What’s in a name? White Flint rebranding effort seeks to find out
When Ben Harris and his wife moved from Logan Circle in DC to an apartment off of Rockville Pike in 2011, he didn’t know what to call his new neighborhood.
“I was telling people where I live and they would ask ‘What neighborhood is that?'” he says.
This confusion inspired the name of Harris’s new local blog, NorthFlintVille. “It’s taking North Bethesda and White Flint and Rockville and mashing them together, which in my experience is how people kind of think of the area,” he says.
The White Flint Partnership, a coalition of property owners working to transform White Flint from a suburban strip to an urban hub, wants to change that. They’re looking for a marketing firm to develop a new “brand” for the White Flint Sector Plan area.
Partnership member Lerner Enterprises owns White Flint Mall, which will be partially demolished and redeveloped as an urban neighborhood. Francine Waters, managing director of Lerner Enterprises, hope the study will “identify what would resonate the best not only locally, but regionally, nationally and internationally,” she says. “It’s not only a name but, frankly, telling the story of our journey from where we were to where we hope to achieve.”
Though little work has been completed, they plan to have something “sometime in the summer,” Waters says.
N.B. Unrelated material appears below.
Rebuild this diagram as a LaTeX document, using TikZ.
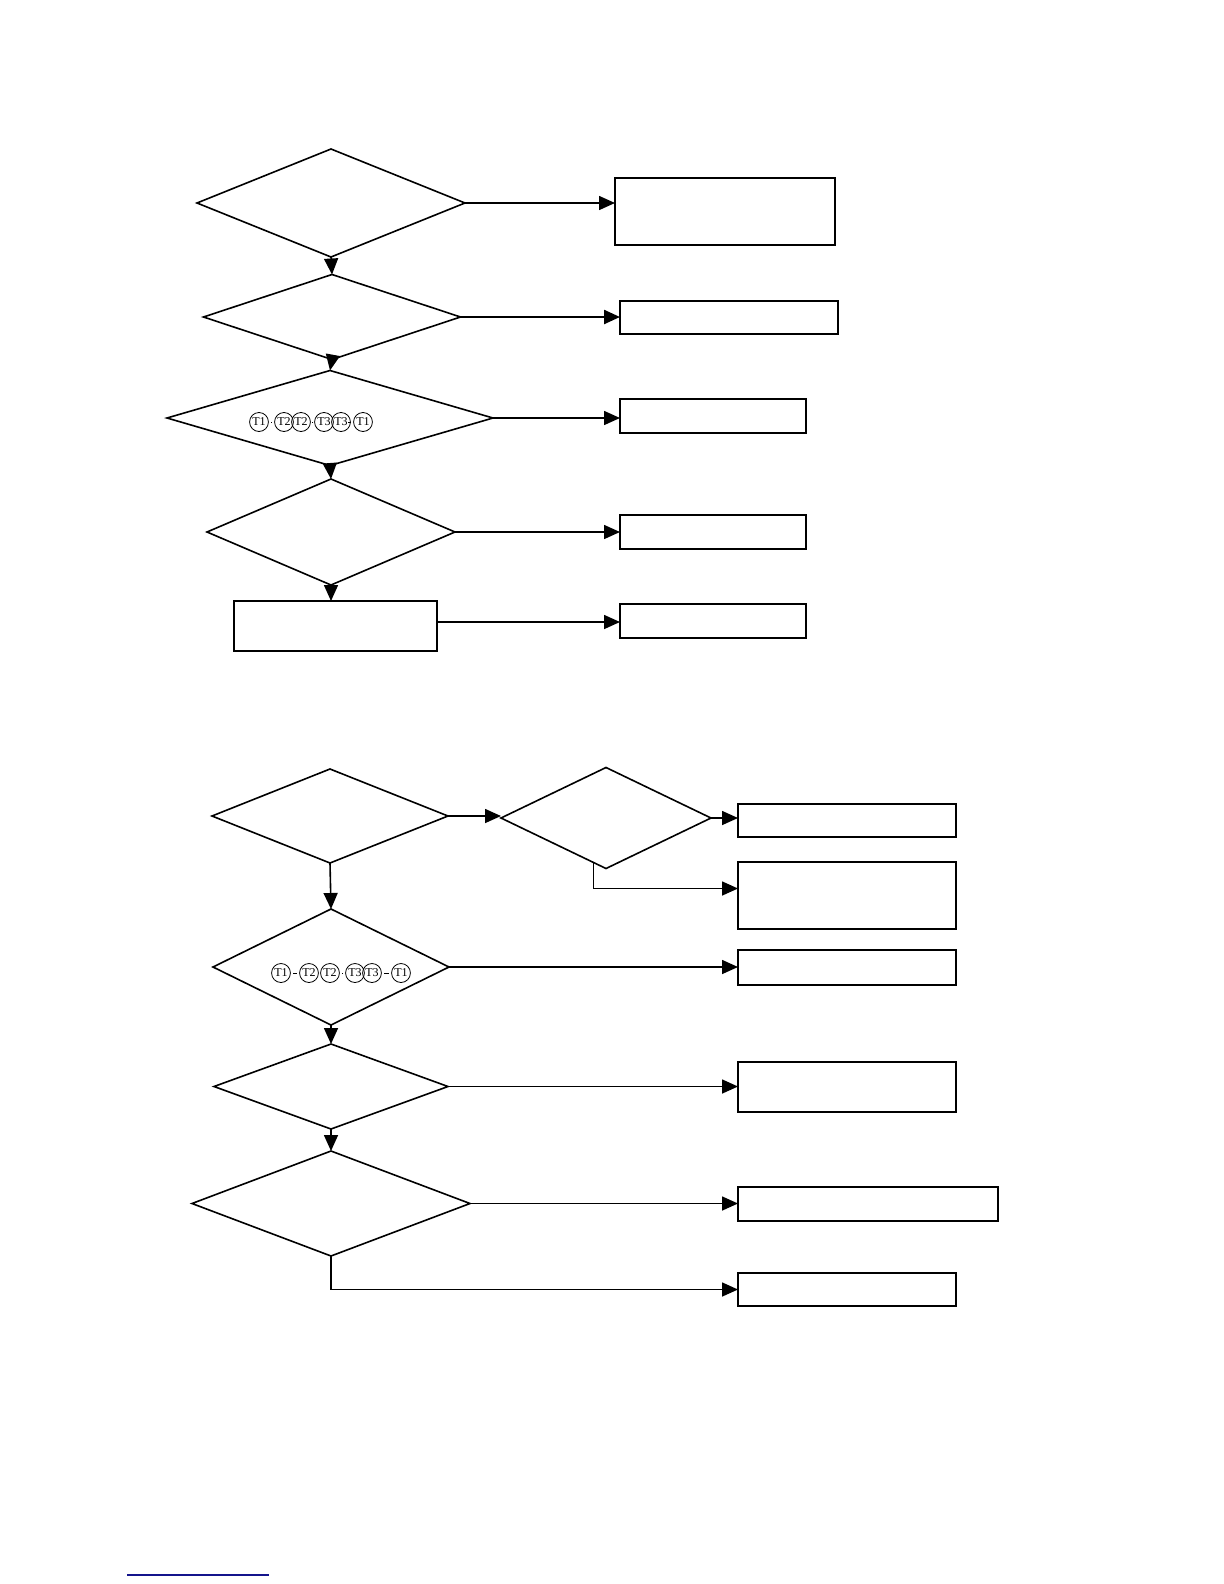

The goal is to create a unified brand for the entire Sector Plan area that would be used by all landowners, though individual developments like Pike + Rose would still have their own identity.
There’s no consensus, official or otherwise, about what to call the area today. The Census Bureau calls the area North Bethesda, and the United States Postal Service calls it Rockville.
Montgomery County planners do use the name “White Flint,” after White Flint Mall, which in turn is named for the white quartz rocks historically found in the area. Ironically, the mall actually has a Kensington address.
As a result, the area’s name changes depending on who you ask. Harris tells people he lives “just north of the White Flint Metro station” or “somewhere up Rockville Pike, close to Rockville.” He adds, “Specifically, I tell people we live across from the strip mall with the Barnes & Noble in it.”
Some use different terms depending on who they’re talking to, like Vanessa Rodriguez, senior marketing manager at Federal Realty Investment Trust, which is participating in the rebranding effort. When talking to clients or potential tenants, she calls it “the White Flint district,” but if talking to a friend or relative, she’d “probably say Rockville or North Bethesda.”
“The problem with the White Flint district is that it does not feel like a cohesive area,” she says. “We need to cultivate that brand.”

Located in the District, NoMa is a successful example of rebranding a neighborhood. Photo by Elvert Barnes on Flickr.
Will a new name fix that? It might, judging from other DC-area communities that have rebranded themselves, like Capitol Riverfront and NoMa in the District or Tysons in Fairfax County. All three names were attempts by business and community leaders to shake those places’ once-negative or underwhelming reputations, they’re all beginning to draw new residents, businesses and investment.
While some may complain that these new names are artificial, they’re often born out of necessity. It’s not surprising that developers in NoMa chose not to use that neighborhood’s historical name; after all, who would rent a luxury apartment in a place called Swampoodle?
Not only that, but invented names have been used to sell real estate for centuries. Rockville was originally called Williamsburgh, after local businessman William Williams, who divided the town into lots and sold them in 1784. Later, the 19th-century developers of Kensington and Takoma Park named them after a posh London neighborhood and a Native American word meaning “near heaven,” respectively.
All of these names had to carry the weight of a place that didn’t yet exist and sell future residents and businesses on what could be. People already live and work in White Flint, but there isn’t a “center” or “anchor” that they can rally around. That’s arguably why some people today associate the area with Rockville or Bethesda, which do have defined centers. The White Flint Sector Plan seeks to change that by creating a “downtown” here, but what we call it sets the stage for what it will become.
So what could White Flint’s new name be? Rodriguez says that potential names have been “kicked around” in the past, but “nothing we really want to explore.” White Flint may not even be one of the names under consideration.
Given all of these issues, Waters acknowledges the challenge that lies ahead, including finding the right people to do the rebranding. “There are few [marketing] firms in the US that have done something of this magnitude,” says Waters. “It’s quite a phenomenal effort. We wanna make sure it’s done right.”
Thanks to everyone who took our poll of serious (and not-so-serious) names for White Flint! The poll is now closed.
**Updated 3/1/13 to reflect that the White Flint Partnership, not Lerner Enterprises, will spearhead the branding study effort.
C. P. Zillliacus
South Rockville, because … that’s where it is. There’s already a North Bethesda (the area off of Md. 187 (Old Georgetown Road) between I-495 and I-270), including the Rock Spring Business Park off of Democracy Boulevard.
Decades ago, the signs on I-270 (I-70S back then) at the Montrose Road interchange read “South Rockville.”